• [Dataset extract]
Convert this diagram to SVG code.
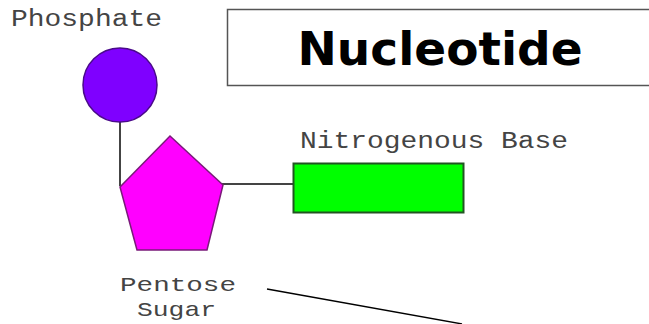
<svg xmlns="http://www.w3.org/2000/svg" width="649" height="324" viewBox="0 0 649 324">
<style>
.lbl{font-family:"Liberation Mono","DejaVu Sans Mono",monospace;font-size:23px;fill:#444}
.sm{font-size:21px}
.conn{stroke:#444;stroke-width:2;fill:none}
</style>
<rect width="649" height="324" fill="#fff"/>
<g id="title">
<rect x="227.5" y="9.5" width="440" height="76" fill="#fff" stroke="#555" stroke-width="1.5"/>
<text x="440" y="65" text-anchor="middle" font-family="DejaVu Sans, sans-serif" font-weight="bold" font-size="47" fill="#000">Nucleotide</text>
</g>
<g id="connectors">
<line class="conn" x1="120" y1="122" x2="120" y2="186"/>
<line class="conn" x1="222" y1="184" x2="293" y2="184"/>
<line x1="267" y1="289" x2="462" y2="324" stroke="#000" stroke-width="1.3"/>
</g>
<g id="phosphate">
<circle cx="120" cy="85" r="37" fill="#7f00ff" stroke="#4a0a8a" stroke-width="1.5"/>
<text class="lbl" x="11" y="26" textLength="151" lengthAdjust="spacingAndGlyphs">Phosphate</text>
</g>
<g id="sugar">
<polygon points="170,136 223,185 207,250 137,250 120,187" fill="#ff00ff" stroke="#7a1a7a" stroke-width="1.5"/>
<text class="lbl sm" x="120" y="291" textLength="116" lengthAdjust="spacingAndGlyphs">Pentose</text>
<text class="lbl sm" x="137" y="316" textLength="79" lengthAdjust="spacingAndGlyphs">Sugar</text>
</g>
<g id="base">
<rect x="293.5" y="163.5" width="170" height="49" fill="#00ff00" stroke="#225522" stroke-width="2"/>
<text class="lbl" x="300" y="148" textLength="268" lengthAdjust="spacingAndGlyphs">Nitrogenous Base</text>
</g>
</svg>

• [Exercise aim] Write out the listing above again, exactly, but with no pictures in the copy.

• [Task result]
Convert this diagram to SVG code.
<svg xmlns="http://www.w3.org/2000/svg" width="649" height="324" viewBox="0 0 649 324">
<style>
.lbl{font-family:"Liberation Mono","DejaVu Sans Mono",monospace;font-size:23px;fill:#444}
.sm{font-size:21px}
.conn{stroke:#444;stroke-width:2;fill:none}
</style>
<rect width="649" height="324" fill="#fff"/>
<g id="title">
<rect x="227.5" y="9.5" width="440" height="76" fill="#fff" stroke="#555" stroke-width="1.5"/>
<text x="440" y="65" text-anchor="middle" font-family="DejaVu Sans, sans-serif" font-weight="bold" font-size="47" fill="#000">Nucleotide</text>
</g>
<g id="connectors">
<line class="conn" x1="120" y1="122" x2="120" y2="186"/>
<line class="conn" x1="222" y1="184" x2="293" y2="184"/>
<line x1="267" y1="289" x2="462" y2="324" stroke="#000" stroke-width="1.3"/>
</g>
<g id="phosphate">
<circle cx="120" cy="85" r="37" fill="#7f00ff" stroke="#4a0a8a" stroke-width="1.5"/>
<text class="lbl" x="11" y="26" textLength="151" lengthAdjust="spacingAndGlyphs">Phosphate</text>
</g>
<g id="sugar">
<polygon points="170,136 223,185 207,250 137,250 120,187" fill="#ff00ff" stroke="#7a1a7a" stroke-width="1.5"/>
<text class="lbl sm" x="120" y="291" textLength="116" lengthAdjust="spacingAndGlyphs">Pentose</text>
<text class="lbl sm" x="137" y="316" textLength="79" lengthAdjust="spacingAndGlyphs">Sugar</text>
</g>
<g id="base">
<rect x="293.5" y="163.5" width="170" height="49" fill="#00ff00" stroke="#225522" stroke-width="2"/>
<text class="lbl" x="300" y="148" textLength="268" lengthAdjust="spacingAndGlyphs">Nitrogenous Base</text>
</g>
</svg>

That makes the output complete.